Taylor Branch speaking into a microphone.

You’re about to hear the second half of a recorded visit with Pulitzer Prize-winning author and historian Taylor Branch. Last week we published a moderated Q&A with him, and now you’re about to hear an audience Q&A. This conversation was recorded live during a recent visit Taylor made to the Foundation, when he was in Chapel Hill to be inducted into the NC Media and Journalism Hall of Fame.

A member of the Morehead-Cain class of 1968, Taylor is best known for his trilogy of books chronicling the life of Dr. Martin Luther King, Jr. and much of the history of the American Civil Rights Movement. The first of those books—Parting the Waters—is what won him the Pulitzer Prize.

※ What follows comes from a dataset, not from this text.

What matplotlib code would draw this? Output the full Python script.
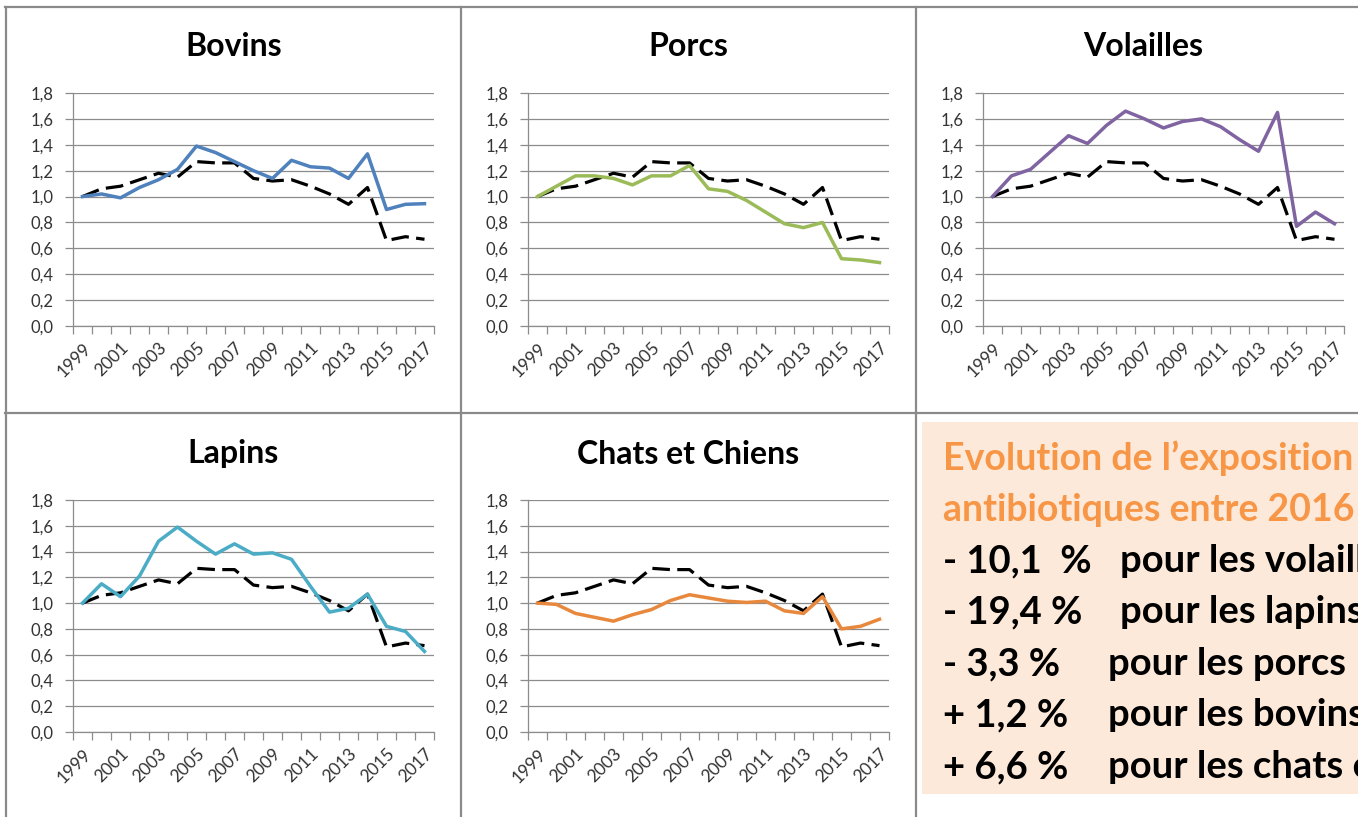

Taylor grew up in Atlanta in the 50s and early 60s. After graduating from Carolina, he earned an M.P.A. from Princeton University. Taylor has worked as an editor and columnist for a number of national magazines. Over the years, he developed a friendship with Bill Clinton—a relationship that continued into Clinton’s time in the White House. Taylor later wrote a book about that relationship, which he titled The Clinton Tapes: Wrestling History with the President.

Taylor’s many awards include a MacArthur Fellowship (also known as a “genius grant”), the National Humanities Medal, the Dayton Literary Peace Prize Lifetime Achievement Award, and the BIO Award from Biographers International Organization.

Taylor now lives in Baltimore with his wife, Christy.